To find a set of numbers, expressing the ratio of the probable number of times that each of the different consonances in the scale will occur, in any set of musical compositions.

This can be done only by investigating their actual frequency of occurrence in a collection of pieces for the instrument to be tuned, sufficiently extensive and diversified to serve as a specimen of music for the same instrument in general. This may appear, at first view, an endless task; and it would be really such, were we to take music promiscuously, and count all the consonances which the base makes with the higher parts, and the higher parts with each other. But it appears, from Prop. I. Cor. that all the positions and inversions of a chord, when the octaves are kept perfect, are equally harmonious with the chord itself. The Vth, for example, which makes one of the consonances in a common harmonic triad, is equally harmonious in its kind, with the V + VIII, which takes its place in the 3d position of this triad, and with the 4th in its second inversion. Hence, instead of counting single consonances, we have only to count chords; and this is done with the greatest ease, by means of the figures of the thorough base. The labour will be still farther abridged by reducing the derivative chords, such as the 6, the ⁶/₄, &c. to their proper roots, as they are taken down.
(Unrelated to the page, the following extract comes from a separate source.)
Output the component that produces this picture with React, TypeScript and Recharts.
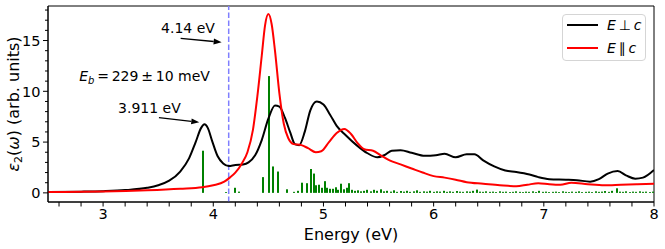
import React from "react";
import {
  ComposedChart,
  Line,
  Bar,
  XAxis,
  YAxis,
  ReferenceLine,
  ReferenceArea,
  ReferenceDot,
  Legend,
} from "recharts";

const FONT = "'DejaVu Sans', sans-serif";

// eps2 for E perpendicular to c
const perpEnergy = [
  2.5, 2.8, 3.0, 3.2, 3.4, 3.5, 3.6, 3.7, 3.78, 3.84, 3.89, 3.92, 3.95, 3.99,
  4.04, 4.09, 4.14, 4.2, 4.27, 4.32, 4.38, 4.44, 4.5, 4.56, 4.6, 4.65, 4.7,
  4.74, 4.78, 4.83, 4.88, 4.94, 5.0, 5.06, 5.12, 5.2, 5.3, 5.4, 5.49, 5.55,
  5.62, 5.7, 5.8, 5.92, 6.02, 6.1, 6.2, 6.3, 6.37, 6.45, 6.55, 6.65, 6.75,
  6.87, 6.95, 7.05, 7.2, 7.3, 7.42, 7.5, 7.58, 7.67, 7.75, 7.83, 7.9, 8.0,
];
const perpEps = [
  0.08, 0.12, 0.17, 0.27, 0.5, 0.75, 1.2, 2.1, 3.4, 5.0, 6.4, 6.75, 6.4, 5.1,
  3.6, 2.9, 2.65, 2.75, 2.8, 3.0, 3.7, 5.2, 7.3, 8.6, 8.5, 7.4, 5.9,
  4.8, 4.7, 6.0, 8.1, 9.0, 8.7, 7.7, 6.6, 5.7, 4.7, 3.9, 3.5, 3.7,
  4.15, 4.2, 3.95, 3.65, 3.7, 3.85, 3.5, 3.8, 3.8, 3.2, 2.6, 2.2, 2.05,
  1.8, 1.55, 1.35, 1.3, 1.25, 1.1, 1.35, 1.9, 2.15, 1.7, 1.4, 1.5, 2.25,
];

// eps2 for E parallel to c
const parEnergy = [
  2.5, 3.0, 3.4, 3.7, 3.9, 4.0, 4.1, 4.15, 4.2, 4.26, 4.31, 4.36, 4.4, 4.44,
  4.47, 4.5, 4.53, 4.56, 4.6, 4.64, 4.68, 4.73, 4.8, 4.86, 4.93, 4.98, 5.05,
  5.12, 5.19, 5.25, 5.31, 5.37, 5.45, 5.52, 5.6, 5.7, 5.8, 5.9, 6.0, 6.1,
  6.2, 6.3, 6.45, 6.6, 6.75, 6.85, 6.95, 7.05, 7.15, 7.25, 7.4, 7.55, 7.7,
  7.85, 8.0,
];
const parEps = [
  0.08, 0.13, 0.25, 0.4, 0.55, 0.75, 1.1, 1.5, 2.0, 2.9, 4.0, 6.2, 9.5, 13.5,
  16.5, 17.6, 16.6, 14.0, 9.8, 6.8, 5.4, 4.8, 4.7, 4.4, 4.0, 4.1, 5.0,
  5.9, 6.3, 5.8, 4.9, 4.3, 4.15, 3.7, 3.2, 2.8, 2.4, 2.0, 1.65, 1.5,
  1.3, 1.05, 0.9, 0.75, 0.65, 0.8, 0.95, 0.85, 0.8, 1.0, 0.85, 0.75, 0.8,
  0.85, 0.9,
];

// oscillator strengths
const oscEnergy = [
  3.911, 4.115, 4.2, 4.235, 4.45, 4.51, 4.545, 4.59, 4.67, 4.73, 4.77, 4.81,
  4.85, 4.885, 4.91, 4.935, 4.96, 4.985, 5.01, 5.035, 5.06, 5.085, 5.11, 5.135,
  5.16, 5.185, 5.21, 5.235, 5.26, 5.285, 5.31, 5.34, 5.37, 5.4, 5.43, 5.46,
  5.49, 5.52, 5.55, 5.58, 5.61, 5.64, 5.67, 5.7, 5.73, 5.76, 5.79, 5.82,
  5.85, 5.88, 5.91, 5.94, 5.97, 6.0, 6.03, 6.06, 6.09, 6.12, 6.15, 6.18,
  6.21, 6.24, 6.27, 6.3, 6.33, 6.36, 6.39, 6.42, 6.45, 6.48, 6.51, 6.54,
  6.57, 6.6, 6.63, 6.66, 6.69, 6.72, 6.75, 6.78, 6.81, 6.84, 6.87, 6.9,
  6.93, 6.96, 6.99, 7.02, 7.05, 7.08, 7.11, 7.14, 7.17, 7.2, 7.23, 7.26,
  7.29, 7.32, 7.35, 7.38, 7.41, 7.44, 7.47, 7.5, 7.53, 7.56, 7.59, 7.62,
  7.66, 7.69, 7.72, 7.75, 7.78, 7.81, 7.84, 7.87, 7.9, 7.93, 7.96, 7.99,
];
const oscStrength = [
  4.15, 0.08, 0.5, 0.12, 1.55, 11.5, 2.6, 2.1, 0.35, 0.1, 0.2, 1.0,
  0.95, 2.35, 1.9, 0.75, 0.8, 0.5, 1.15, 0.5, 0.4, 0.4, 0.55, 0.3,
  0.9, 0.35, 0.5, 0.95, 0.3, 0.2, 0.25, 0.15, 0.2, 0.3, 0.15, 0.3,
  0.2, 0.35, 0.15, 0.2, 0.12, 0.25, 0.1, 0.18, 0.12, 0.2, 0.1, 0.15,
  0.25, 0.1, 0.15, 0.12, 0.2, 0.1, 0.15, 0.12, 0.2, 0.1, 0.15, 0.1,
  0.18, 0.12, 0.1, 0.15, 0.12, 0.2, 0.32, 0.12, 0.1, 0.15, 0.1, 0.12,
  0.08, 0.15, 0.1, 0.12, 0.08, 0.1, 0.15, 0.1, 0.08, 0.12, 0.1, 0.15,
  0.08, 0.2, 0.1, 0.12, 0.08, 0.1, 0.12, 0.08, 0.15, 0.1, 0.08, 0.12,
  0.1, 0.15, 0.08, 0.1, 0.12, 0.08, 0.15, 0.1, 0.12, 0.18, 0.1, 0.2,
  0.45, 0.12, 0.1, 0.15, 0.08, 0.12, 0.1, 0.15, 0.1, 0.12, 0.08, 0.12,
];

const xTicks = [
  2.6, 2.8, 3.0, 3.2, 3.4, 3.6, 3.8, 4.0, 4.2, 4.4, 4.6, 4.8, 5.0, 5.2, 5.4,
  5.6, 5.8, 6.0, 6.2, 6.4, 6.6, 6.8, 7.0, 7.2, 7.4, 7.6, 7.8, 8.0,
];
const xLabels = [3, 4, 5, 6, 7, 8];
const yTicks = [0, 1, 2, 3, 4, 5, 6, 7, 8, 9, 10, 11, 12, 13, 14, 15, 16, 17, 18];
const yLabels = [0, 5, 10, 15];

const gapEnergy = 4.14;
const arrow414 = [{ x: 3.704, y: 15.22 }, { x: 4.076, y: 14.83 }];
const arrow3911 = [{ x: 3.507, y: 7.4 }, { x: 3.873, y: 6.95 }];
const ebPos = { x: 3.376, y: 10.97 };

const perpData = perpEnergy.map((e, i) => ({ e, v: perpEps[i] }));
const parData = parEnergy.map((e, i) => ({ e, v: parEps[i] }));
const oscData = oscEnergy.map((e, i) => ({ e, f: oscStrength[i] }));

const XTick = (props: any) => {
  const { x, y, payload } = props;
  const v = Math.round(payload.value * 10) / 10;
  const lab = xLabels.includes(v);
  return (
    <g>
      <line x1={x} y1={y} x2={x} y2={y + 4.5} stroke="#000" strokeWidth={1} />
      {lab && (
        <text x={x} y={y + 17} textAnchor="middle" fontSize={14.5} fontFamily={FONT} fill="#000">
          {v}
        </text>
      )}
    </g>
  );
};

const YTick = (props: any) => {
  const { x, y, payload } = props;
  const v = payload.value;
  const lab = yLabels.includes(v);
  return (
    <g>
      <line x1={x - (lab ? 5 : 3)} y1={y} x2={x} y2={y} stroke="#000" strokeWidth={1} />
      {lab && (
        <text x={x - 7.5} y={y + 5.2} textAnchor="end" fontSize={14.5} fontFamily={FONT} fill="#000">
          {v}
        </text>
      )}
    </g>
  );
};

const XLabel = (props: any) => {
  const vb = props.viewBox || { x: 48, y: 202, width: 606, height: 47 };
  return (
    <text x={vb.x + vb.width / 2} y={vb.y + 38} textAnchor="middle" fontSize={16} fontFamily={FONT} fill="#000">
      Energy (eV)
    </text>
  );
};

const YLabel = (props: any) => {
  const vb = props.viewBox || { x: 10, y: 6, width: 38, height: 196 };
  const cx = 19;
  const cy = vb.y + vb.height / 2;
  return (
    <text
      x={cx}
      y={cy}
      transform={`rotate(-90, ${cx}, ${cy})`}
      textAnchor="middle"
      fontSize={16}
      fontFamily={FONT}
      fill="#000"
    >
      <tspan fontStyle="italic">ε</tspan>
      <tspan fontSize={11} dy={3}>2</tspan>
      <tspan dy={-3}>(</tspan>
      <tspan fontStyle="italic">ω</tspan>
      <tspan>) (arb. units)</tspan>
    </text>
  );
};

// stick drawn 2px wide, snapped to whole pixels
const Stick = (props: any) => {
  const { x, y, width, height } = props;
  if (!height) return null;
  const cx = Math.round(x + width / 2);
  return <rect x={cx - 1} y={y} width={2} height={height} fill="#008000" />;
};

const arrowShape = (label: string, dx: number, dy: number) => (props: any) => {
  const { x1, y1, x2, y2 } = props;
  const ang = Math.atan2(y2 - y1, x2 - x1);
  const c = Math.cos(ang);
  const s = Math.sin(ang);
  const hl = 8;
  const hw = 3;
  const bx = x2 - hl * c;
  const by = y2 - hl * s;
  return (
    <g>
      <line x1={x1} y1={y1} x2={bx} y2={by} stroke="#000" strokeWidth={1.3} />
      <polygon
        points={`${x2},${y2} ${bx - hw * s},${by + hw * c} ${bx + hw * s},${by - hw * c}`}
        fill="#000"
      />
      <text x={x1 + dx} y={y1 + dy} textAnchor="middle" fontSize={14} fontFamily={FONT} fill="#000">
        {label}
      </text>
    </g>
  );
};

const EbText = (props: any) => (
  <text x={props.cx} y={props.cy} textAnchor="middle" fontSize={14} fontFamily={FONT} fill="#000">
    <tspan fontStyle="italic">E</tspan>
    <tspan fontStyle="italic" fontSize={10} dy={3}>b</tspan>
    <tspan dy={-3}>{"\u2009=\u2009229\u2009±\u200910 meV"}</tspan>
  </text>
);

const LegendBox = () => {
  const row = (color: string, sym: string, top: number) => (
    <div style={{ position: "absolute", left: 0, top, height: 20, width: "100%" }}>
      <div style={{ position: "absolute", left: 4, top: 9, width: 31, height: 2, background: color }} />
      <div
        style={{
          position: "absolute",
          left: 44,
          top: 1,
          fontFamily: FONT,
          fontSize: 14,
          lineHeight: "18px",
          whiteSpace: "nowrap",
          color: "#000",
        }}
      >
        <i>E</i>
        {sym}
        <i>c</i>
      </div>
    </div>
  );
  return (
    <div
      style={{
        position: "relative",
        width: 84,
        height: 47,
        boxSizing: "border-box",
        border: "1px solid #d5d5d5",
        borderRadius: 4,
        background: "rgba(255,255,255,0.8)",
      }}
    >
      {row("#000", "\u2009\u22a5\u2009", 0)}
      {row("#ff0000", "\u2009\u2225\u2009", 23)}
    </div>
  );
};

export default function App() {
  return (
    <div style={{ position: "absolute", left: 0, top: 0, width: 665, height: 249, background: "#fff" }}>
      <ComposedChart
        width={665}
        height={249}
        data={oscData}
        margin={{ top: 6, right: 11, bottom: 0, left: 10 }}
      >
        <XAxis
          dataKey="e"
          type="number"
          domain={[2.5, 8]}
          allowDataOverflow
          ticks={xTicks}
          interval={0}
          height={47}
          tickSize={0}
          tickMargin={0}
          tickLine={false}
          tick={<XTick />}
          axisLine={{ stroke: "#000" }}
          label={XLabel}
        />
        <YAxis
          type="number"
          domain={[-0.9, 18.4]}
          allowDataOverflow
          ticks={yTicks}
          interval={0}
          width={38}
          tickSize={0}
          tickMargin={0}
          tickLine={false}
          tick={<YTick />}
          axisLine={{ stroke: "#000" }}
          label={YLabel}
        />
        <Bar dataKey="f" fill="#008000" barSize={2} shape={<Stick />} isAnimationActive={false} />
        <ReferenceLine x={gapEnergy} stroke="#7f7fff" strokeWidth={1.5} strokeDasharray="5.5 2.5" />
        <Line
          data={perpData}
          dataKey="v"
          type="monotone"
          stroke="#000"
          strokeWidth={2}
          dot={false}
          isAnimationActive={false}
        />
        <Line
          data={parData}
          dataKey="v"
          type="monotone"
          stroke="#ff0000"
          strokeWidth={2}
          dot={false}
          isAnimationActive={false}
        />
        <ReferenceLine segment={arrow414} stroke="#000" shape={arrowShape("4.14 eV", 7.3, -5)} />
        <ReferenceLine segment={arrow3911} stroke="#000" shape={arrowShape("3.911 eV", -9.5, -5.2)} />
        <ReferenceDot x={ebPos.x} y={ebPos.y} r={0} shape={EbText} />
        <ReferenceArea x1={2.5} x2={8} y1={-0.9} y2={18.4} fill="none" stroke="#000" strokeWidth={1} />
        <Legend
          layout="horizontal"
          verticalAlign="middle"
          align="center"
          wrapperStyle={{ left: 562, top: 14, width: 84, height: 47 }}
          content={() => <LegendBox />}
        />
      </ComposedChart>
    </div>
  );
}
But even after these reductions, the labour of numbering the different chords in a sufficiently extensive set of compositions, to establish, with any degree of certainty, the relative frequency of the different signatures, would be very irksome. A method, however, presents itself, which renders it sufficient to examine the chords in such a set of pieces only as will give their chance of occurrence in two keys—a major, and its relative minor.